# Written problem
Reproduce each line bearing the word "standalone".

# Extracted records

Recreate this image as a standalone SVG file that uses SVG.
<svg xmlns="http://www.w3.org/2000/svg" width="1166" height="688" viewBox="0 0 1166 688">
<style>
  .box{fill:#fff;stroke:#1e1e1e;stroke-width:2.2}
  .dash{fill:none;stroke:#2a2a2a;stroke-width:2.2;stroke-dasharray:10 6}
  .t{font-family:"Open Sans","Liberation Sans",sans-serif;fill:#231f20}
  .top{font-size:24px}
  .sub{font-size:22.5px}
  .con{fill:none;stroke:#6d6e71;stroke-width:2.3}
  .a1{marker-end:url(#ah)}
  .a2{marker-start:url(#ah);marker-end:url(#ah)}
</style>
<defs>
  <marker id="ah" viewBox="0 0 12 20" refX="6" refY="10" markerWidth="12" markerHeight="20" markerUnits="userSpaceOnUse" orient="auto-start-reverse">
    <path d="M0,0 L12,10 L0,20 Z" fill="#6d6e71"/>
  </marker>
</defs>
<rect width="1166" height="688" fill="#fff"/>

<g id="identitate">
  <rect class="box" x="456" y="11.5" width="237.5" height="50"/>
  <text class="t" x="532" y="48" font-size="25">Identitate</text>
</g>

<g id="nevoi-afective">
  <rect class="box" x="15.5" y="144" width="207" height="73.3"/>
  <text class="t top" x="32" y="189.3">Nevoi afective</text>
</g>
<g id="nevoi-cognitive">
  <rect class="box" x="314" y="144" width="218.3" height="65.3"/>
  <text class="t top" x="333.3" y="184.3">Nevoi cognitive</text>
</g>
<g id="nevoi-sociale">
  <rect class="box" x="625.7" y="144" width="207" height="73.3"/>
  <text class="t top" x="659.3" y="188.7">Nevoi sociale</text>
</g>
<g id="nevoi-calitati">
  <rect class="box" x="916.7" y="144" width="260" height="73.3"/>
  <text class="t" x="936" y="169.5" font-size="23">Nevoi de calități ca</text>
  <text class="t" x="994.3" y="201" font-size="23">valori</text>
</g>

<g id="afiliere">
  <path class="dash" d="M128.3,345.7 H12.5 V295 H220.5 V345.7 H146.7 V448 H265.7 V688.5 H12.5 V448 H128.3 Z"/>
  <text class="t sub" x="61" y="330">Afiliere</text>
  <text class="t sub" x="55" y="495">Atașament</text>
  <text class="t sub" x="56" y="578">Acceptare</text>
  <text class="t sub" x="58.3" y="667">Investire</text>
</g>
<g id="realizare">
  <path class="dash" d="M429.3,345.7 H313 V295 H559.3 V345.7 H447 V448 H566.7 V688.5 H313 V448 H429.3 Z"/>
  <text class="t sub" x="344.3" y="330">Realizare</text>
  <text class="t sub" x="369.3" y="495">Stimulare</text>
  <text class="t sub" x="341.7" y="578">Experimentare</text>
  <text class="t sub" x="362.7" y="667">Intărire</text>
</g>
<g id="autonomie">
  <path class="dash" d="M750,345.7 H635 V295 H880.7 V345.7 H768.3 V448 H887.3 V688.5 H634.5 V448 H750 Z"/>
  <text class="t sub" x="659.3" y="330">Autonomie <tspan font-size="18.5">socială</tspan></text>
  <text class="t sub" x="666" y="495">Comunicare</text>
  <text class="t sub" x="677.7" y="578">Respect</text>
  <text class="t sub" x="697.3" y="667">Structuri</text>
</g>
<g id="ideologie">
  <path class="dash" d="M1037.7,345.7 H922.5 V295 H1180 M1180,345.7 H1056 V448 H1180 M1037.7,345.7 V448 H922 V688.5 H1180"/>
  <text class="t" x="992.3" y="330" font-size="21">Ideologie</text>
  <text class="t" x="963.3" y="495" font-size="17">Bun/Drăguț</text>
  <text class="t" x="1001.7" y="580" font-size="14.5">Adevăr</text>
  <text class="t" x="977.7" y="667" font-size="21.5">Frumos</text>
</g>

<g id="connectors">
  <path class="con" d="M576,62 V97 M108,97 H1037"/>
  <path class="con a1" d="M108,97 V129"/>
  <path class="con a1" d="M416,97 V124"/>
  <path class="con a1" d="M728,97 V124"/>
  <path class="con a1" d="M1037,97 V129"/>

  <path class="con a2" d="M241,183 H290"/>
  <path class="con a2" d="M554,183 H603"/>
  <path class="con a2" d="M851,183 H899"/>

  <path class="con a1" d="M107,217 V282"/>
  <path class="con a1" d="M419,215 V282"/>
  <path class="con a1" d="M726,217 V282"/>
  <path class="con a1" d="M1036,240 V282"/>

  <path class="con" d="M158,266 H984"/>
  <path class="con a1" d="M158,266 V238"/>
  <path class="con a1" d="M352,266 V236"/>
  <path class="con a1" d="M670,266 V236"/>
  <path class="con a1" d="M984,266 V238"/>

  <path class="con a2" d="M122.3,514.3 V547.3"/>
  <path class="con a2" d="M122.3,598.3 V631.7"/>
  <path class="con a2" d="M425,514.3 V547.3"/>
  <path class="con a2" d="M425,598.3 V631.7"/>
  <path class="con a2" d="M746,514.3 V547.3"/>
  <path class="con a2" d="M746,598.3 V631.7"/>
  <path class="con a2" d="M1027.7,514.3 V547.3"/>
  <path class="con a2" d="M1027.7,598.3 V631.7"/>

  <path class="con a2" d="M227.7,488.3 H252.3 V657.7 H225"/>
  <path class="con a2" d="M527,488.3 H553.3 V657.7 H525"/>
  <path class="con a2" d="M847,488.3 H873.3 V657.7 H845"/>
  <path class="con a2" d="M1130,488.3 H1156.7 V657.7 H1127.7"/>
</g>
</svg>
---
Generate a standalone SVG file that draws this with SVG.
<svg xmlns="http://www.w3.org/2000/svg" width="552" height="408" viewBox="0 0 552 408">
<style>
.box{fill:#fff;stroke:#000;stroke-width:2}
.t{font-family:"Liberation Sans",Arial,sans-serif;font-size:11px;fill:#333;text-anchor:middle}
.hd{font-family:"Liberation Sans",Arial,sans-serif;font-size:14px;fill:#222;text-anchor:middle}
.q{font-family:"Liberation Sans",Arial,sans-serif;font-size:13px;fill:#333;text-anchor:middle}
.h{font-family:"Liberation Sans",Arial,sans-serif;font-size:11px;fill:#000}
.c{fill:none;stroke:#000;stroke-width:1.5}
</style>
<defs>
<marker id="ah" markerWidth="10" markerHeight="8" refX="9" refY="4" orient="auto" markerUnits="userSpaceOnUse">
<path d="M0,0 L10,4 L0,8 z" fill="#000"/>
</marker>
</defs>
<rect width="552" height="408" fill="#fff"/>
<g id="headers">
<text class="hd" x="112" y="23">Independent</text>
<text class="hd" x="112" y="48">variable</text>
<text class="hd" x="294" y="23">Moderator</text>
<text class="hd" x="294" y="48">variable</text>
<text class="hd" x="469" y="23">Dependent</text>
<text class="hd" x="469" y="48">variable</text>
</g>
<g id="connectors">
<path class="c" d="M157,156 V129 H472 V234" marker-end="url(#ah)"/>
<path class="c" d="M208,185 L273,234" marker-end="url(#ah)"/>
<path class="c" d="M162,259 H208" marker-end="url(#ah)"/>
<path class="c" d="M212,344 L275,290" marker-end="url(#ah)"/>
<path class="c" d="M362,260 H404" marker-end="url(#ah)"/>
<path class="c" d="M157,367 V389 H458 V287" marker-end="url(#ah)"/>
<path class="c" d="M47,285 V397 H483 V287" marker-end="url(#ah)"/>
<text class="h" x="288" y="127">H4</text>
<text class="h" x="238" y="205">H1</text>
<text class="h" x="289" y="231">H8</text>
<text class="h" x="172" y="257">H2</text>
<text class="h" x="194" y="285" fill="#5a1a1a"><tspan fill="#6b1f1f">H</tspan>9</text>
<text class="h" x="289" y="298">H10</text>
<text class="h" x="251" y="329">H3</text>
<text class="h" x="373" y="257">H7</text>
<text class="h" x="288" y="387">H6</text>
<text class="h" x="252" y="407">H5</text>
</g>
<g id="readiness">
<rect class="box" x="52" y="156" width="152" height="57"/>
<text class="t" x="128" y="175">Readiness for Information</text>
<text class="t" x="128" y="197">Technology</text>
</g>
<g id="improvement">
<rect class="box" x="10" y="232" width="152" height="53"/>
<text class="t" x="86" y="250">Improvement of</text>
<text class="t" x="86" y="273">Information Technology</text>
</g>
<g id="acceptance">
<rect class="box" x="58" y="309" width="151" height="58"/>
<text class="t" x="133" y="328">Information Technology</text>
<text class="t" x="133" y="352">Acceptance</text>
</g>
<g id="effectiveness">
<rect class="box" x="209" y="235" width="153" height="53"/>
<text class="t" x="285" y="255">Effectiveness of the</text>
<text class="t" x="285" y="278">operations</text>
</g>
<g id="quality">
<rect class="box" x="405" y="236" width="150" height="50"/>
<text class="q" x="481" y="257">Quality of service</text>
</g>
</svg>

# Task result
Recreate this image as a standalone SVG file that uses SVG.
Generate a standalone SVG file that draws this with SVG.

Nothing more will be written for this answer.